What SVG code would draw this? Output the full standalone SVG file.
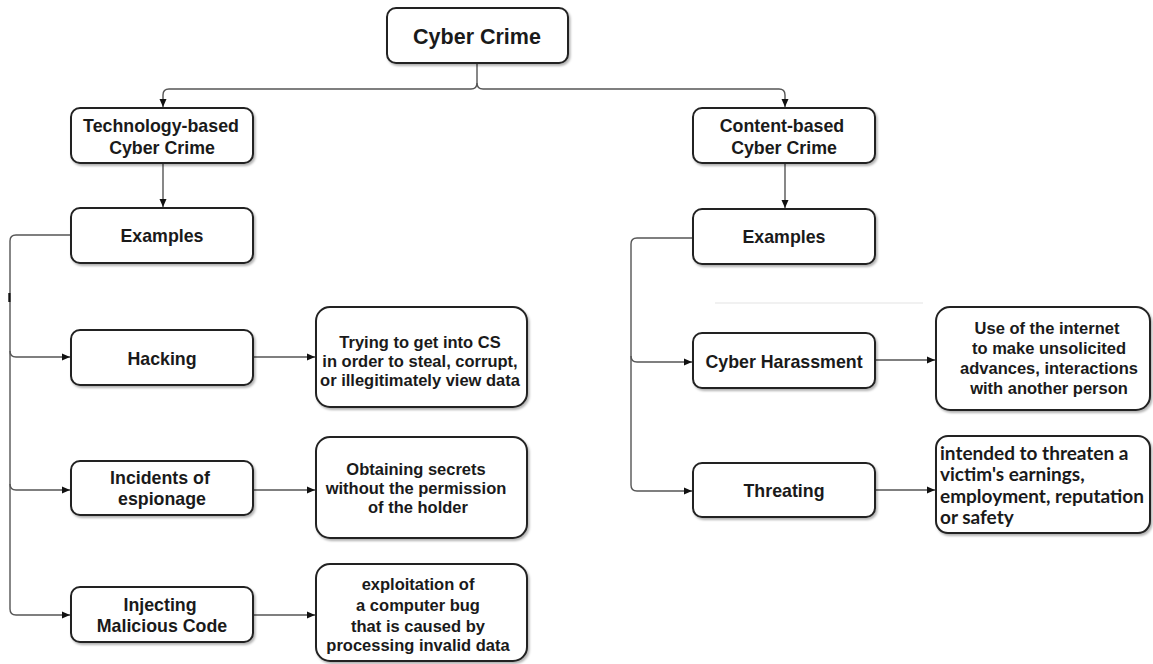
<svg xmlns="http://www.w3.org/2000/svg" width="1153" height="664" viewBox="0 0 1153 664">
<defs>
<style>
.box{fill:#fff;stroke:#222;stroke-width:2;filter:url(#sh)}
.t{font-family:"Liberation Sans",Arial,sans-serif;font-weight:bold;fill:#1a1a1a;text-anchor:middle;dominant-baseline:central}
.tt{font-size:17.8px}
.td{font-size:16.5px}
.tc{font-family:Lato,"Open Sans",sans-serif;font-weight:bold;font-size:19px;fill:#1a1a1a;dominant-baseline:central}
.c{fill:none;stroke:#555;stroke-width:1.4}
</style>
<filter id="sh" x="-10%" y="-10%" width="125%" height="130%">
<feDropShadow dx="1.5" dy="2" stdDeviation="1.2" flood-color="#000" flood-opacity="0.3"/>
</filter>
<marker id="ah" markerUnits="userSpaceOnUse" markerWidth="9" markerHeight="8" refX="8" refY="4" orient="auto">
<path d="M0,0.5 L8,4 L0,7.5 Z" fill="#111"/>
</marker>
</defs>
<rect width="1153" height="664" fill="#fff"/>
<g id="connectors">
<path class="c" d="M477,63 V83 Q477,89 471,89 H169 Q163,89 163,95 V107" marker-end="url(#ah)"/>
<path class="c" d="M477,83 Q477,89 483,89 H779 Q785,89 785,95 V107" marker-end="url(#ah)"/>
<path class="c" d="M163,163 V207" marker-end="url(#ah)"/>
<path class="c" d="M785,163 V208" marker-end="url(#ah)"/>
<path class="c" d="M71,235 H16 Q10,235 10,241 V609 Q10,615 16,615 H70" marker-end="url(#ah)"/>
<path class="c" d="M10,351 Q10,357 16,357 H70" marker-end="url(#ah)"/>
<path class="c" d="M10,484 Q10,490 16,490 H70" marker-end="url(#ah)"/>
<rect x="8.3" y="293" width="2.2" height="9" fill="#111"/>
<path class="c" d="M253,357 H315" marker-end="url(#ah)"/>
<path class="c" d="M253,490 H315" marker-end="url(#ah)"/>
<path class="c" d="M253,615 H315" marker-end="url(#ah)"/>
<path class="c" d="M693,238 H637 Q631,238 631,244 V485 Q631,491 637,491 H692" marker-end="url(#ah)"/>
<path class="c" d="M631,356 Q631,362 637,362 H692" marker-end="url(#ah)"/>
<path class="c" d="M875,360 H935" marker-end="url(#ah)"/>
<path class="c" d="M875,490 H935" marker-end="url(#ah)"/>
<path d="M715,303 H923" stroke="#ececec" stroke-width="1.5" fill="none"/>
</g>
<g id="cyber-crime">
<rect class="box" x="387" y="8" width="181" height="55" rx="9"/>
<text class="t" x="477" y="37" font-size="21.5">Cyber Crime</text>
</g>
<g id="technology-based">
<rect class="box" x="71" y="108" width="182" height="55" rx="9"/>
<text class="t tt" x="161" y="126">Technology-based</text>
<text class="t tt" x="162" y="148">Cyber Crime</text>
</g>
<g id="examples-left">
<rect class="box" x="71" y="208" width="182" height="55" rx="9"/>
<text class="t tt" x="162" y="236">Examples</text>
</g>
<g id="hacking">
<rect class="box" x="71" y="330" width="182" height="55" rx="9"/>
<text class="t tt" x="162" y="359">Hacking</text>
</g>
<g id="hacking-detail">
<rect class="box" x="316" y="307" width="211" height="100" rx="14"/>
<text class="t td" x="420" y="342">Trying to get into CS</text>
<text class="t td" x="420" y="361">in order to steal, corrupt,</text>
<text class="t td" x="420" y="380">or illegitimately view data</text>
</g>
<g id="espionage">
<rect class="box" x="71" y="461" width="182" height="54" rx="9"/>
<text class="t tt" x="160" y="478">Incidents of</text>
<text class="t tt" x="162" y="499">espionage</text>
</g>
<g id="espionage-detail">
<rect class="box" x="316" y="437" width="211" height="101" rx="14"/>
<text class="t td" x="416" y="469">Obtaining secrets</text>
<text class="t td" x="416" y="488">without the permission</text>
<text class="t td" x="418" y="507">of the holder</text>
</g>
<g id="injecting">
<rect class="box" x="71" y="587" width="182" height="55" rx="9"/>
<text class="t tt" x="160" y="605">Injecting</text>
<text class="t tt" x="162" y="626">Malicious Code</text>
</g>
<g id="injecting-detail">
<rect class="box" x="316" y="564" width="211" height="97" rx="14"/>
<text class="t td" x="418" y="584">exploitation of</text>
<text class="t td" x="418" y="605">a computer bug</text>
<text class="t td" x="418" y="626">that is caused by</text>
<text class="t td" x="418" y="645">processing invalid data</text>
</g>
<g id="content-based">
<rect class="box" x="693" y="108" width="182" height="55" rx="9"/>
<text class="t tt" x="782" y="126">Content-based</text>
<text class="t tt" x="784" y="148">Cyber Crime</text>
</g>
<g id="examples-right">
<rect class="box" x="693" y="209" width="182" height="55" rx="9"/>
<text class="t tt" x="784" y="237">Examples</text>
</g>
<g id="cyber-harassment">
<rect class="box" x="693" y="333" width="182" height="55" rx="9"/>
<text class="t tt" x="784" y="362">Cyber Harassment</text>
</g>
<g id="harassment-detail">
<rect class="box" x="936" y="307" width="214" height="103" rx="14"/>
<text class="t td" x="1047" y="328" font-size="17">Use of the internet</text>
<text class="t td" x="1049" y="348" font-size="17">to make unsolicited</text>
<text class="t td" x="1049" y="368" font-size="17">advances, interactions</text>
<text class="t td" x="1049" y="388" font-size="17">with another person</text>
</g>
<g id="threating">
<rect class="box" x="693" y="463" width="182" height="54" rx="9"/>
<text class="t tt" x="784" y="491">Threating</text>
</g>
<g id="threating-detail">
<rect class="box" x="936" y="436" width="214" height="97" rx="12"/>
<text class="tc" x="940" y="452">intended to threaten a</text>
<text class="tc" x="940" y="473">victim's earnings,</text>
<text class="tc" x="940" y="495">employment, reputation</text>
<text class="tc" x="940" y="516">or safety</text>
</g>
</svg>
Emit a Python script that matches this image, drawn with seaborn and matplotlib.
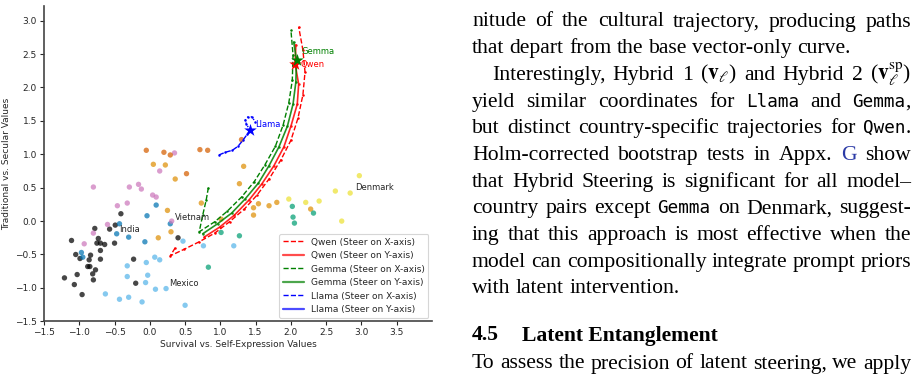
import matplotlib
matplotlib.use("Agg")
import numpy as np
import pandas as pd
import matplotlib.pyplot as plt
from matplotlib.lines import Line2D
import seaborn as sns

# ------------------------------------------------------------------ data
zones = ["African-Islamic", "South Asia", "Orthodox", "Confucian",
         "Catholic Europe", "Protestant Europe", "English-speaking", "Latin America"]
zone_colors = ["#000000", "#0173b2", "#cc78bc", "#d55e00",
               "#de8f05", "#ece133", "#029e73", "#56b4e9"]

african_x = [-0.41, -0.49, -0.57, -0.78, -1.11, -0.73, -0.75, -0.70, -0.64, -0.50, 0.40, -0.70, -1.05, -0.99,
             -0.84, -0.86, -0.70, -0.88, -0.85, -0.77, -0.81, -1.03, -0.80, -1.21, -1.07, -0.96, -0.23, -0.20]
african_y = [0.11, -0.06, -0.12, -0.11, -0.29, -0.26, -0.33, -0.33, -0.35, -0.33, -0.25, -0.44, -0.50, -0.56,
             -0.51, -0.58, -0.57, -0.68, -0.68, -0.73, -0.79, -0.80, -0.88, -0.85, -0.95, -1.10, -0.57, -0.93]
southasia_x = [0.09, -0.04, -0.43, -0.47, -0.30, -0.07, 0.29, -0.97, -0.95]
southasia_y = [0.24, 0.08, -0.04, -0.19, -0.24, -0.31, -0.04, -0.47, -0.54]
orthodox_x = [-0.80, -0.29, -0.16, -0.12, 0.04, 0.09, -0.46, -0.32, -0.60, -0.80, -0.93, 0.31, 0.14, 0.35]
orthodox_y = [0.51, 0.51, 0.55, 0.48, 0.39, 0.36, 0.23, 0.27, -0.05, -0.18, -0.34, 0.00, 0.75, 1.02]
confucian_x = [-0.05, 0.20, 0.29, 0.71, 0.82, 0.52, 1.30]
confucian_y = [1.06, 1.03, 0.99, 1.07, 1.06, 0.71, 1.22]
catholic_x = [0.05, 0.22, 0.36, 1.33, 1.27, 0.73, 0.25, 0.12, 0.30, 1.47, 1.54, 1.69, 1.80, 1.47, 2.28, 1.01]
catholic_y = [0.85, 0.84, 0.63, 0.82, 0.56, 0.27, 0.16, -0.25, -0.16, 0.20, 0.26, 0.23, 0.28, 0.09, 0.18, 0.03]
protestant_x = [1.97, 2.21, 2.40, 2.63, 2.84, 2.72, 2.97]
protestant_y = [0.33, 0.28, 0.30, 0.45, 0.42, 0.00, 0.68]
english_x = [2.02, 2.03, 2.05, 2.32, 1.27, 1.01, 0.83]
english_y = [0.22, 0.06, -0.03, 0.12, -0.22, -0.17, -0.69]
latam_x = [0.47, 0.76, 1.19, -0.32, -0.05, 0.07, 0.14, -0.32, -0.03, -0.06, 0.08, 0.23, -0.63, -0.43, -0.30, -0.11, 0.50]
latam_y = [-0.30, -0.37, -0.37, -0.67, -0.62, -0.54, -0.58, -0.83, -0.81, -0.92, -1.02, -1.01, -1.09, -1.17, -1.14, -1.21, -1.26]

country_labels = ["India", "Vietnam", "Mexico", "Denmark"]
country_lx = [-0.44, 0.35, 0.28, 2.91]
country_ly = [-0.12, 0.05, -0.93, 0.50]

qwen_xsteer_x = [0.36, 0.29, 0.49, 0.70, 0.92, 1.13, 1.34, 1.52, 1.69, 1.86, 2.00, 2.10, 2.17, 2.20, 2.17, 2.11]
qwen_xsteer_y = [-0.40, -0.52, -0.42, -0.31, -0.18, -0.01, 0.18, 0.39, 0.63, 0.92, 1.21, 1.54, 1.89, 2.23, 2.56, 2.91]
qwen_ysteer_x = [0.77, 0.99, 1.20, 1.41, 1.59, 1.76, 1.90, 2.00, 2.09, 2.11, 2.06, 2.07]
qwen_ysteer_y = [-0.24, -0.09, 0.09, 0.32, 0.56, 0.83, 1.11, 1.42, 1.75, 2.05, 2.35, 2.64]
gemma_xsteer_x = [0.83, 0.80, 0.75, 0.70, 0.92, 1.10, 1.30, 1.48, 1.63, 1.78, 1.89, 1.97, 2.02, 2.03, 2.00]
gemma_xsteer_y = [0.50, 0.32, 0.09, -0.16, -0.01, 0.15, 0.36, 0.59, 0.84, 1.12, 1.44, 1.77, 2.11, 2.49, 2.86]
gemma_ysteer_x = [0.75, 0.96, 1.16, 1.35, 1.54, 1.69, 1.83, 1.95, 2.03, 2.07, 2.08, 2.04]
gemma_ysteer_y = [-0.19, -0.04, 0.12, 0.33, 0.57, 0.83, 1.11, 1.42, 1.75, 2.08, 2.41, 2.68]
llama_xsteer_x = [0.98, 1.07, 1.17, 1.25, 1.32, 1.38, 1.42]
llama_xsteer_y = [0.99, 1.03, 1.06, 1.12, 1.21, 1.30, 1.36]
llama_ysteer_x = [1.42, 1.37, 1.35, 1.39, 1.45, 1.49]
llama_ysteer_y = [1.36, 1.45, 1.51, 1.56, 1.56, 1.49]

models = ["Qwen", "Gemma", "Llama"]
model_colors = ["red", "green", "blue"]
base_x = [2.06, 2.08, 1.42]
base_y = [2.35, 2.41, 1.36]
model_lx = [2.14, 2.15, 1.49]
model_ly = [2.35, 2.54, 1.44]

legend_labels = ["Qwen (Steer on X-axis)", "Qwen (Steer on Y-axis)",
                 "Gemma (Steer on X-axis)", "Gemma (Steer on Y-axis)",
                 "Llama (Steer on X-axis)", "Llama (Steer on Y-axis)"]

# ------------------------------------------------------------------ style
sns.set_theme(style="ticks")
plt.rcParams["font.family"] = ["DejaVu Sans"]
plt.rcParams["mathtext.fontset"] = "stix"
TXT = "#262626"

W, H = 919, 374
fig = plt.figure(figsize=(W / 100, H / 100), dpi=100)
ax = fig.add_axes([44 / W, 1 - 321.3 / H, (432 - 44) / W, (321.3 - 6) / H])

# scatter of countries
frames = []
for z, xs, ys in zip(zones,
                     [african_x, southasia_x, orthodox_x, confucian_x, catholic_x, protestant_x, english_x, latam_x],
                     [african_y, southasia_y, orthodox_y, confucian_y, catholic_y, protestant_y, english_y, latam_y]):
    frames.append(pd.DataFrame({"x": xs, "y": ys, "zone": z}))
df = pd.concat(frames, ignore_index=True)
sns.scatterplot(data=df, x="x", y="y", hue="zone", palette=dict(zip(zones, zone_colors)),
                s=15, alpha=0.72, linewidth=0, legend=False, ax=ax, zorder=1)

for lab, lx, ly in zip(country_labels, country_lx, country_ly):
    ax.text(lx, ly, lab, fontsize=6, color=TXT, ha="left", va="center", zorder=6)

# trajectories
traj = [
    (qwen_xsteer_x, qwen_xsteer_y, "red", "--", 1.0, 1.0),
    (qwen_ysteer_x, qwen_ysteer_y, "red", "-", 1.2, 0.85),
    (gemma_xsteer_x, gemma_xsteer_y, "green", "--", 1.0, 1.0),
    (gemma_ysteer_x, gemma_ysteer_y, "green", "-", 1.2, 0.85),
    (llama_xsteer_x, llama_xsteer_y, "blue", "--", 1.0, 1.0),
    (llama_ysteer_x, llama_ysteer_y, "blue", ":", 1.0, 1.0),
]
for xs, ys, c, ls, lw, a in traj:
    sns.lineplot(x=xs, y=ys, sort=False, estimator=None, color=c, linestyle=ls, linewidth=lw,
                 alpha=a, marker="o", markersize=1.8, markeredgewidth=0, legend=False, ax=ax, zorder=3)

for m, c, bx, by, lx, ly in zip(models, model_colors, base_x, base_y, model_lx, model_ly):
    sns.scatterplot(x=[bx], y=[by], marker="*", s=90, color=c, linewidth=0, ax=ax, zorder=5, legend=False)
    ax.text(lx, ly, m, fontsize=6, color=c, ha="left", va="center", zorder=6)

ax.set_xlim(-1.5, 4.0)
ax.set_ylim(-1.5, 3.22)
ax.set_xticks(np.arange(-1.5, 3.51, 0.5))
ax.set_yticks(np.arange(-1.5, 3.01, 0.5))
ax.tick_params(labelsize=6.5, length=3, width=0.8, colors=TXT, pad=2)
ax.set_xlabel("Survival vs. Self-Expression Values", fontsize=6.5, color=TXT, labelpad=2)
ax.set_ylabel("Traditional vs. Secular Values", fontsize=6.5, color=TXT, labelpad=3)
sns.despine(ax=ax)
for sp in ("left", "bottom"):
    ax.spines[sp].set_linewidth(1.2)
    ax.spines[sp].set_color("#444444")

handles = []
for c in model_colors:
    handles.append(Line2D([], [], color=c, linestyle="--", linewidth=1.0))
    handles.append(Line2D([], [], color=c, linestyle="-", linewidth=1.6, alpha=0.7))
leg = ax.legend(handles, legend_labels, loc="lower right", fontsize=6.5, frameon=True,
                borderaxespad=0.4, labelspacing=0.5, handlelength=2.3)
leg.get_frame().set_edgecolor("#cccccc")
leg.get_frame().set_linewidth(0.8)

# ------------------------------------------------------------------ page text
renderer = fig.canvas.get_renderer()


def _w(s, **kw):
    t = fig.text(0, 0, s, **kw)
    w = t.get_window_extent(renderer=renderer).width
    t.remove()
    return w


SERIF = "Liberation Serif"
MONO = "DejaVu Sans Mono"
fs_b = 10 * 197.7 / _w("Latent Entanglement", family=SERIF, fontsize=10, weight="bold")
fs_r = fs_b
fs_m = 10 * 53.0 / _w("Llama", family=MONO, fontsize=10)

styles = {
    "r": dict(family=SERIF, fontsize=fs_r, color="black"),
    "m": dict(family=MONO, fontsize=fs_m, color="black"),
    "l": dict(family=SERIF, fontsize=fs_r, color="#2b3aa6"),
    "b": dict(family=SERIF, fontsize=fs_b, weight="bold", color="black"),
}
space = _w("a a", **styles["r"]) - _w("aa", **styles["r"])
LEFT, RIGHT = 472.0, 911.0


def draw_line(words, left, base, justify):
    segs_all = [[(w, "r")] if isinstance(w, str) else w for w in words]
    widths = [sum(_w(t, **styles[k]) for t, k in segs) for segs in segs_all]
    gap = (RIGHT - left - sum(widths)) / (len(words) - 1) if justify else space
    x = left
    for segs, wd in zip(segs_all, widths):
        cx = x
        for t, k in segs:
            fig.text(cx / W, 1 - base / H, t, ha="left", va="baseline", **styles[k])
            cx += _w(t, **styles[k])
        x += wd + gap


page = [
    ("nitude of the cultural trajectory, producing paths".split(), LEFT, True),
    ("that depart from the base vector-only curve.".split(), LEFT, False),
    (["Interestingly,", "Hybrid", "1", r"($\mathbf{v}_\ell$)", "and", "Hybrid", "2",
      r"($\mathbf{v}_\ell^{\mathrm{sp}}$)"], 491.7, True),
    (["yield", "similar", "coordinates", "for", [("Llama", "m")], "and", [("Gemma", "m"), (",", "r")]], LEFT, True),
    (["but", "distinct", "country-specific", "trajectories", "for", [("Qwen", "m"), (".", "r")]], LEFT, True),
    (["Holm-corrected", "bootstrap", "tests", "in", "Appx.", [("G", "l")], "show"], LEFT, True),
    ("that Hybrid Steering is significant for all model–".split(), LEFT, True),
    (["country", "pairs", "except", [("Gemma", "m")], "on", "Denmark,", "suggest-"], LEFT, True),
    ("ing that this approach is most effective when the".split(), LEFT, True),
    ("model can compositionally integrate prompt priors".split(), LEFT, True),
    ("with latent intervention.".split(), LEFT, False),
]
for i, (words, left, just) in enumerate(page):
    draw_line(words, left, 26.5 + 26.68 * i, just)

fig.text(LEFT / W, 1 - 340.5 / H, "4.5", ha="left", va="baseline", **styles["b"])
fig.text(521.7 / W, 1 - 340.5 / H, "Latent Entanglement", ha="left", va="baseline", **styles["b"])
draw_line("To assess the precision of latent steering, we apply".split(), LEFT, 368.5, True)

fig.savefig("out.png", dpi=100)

:: What you need to do ::
Sift through the entries and copy every line with "seaborn".

:: Solution for this task ::
Emit a Python script that matches this image, drawn with seaborn and matplotlib.
import seaborn as sns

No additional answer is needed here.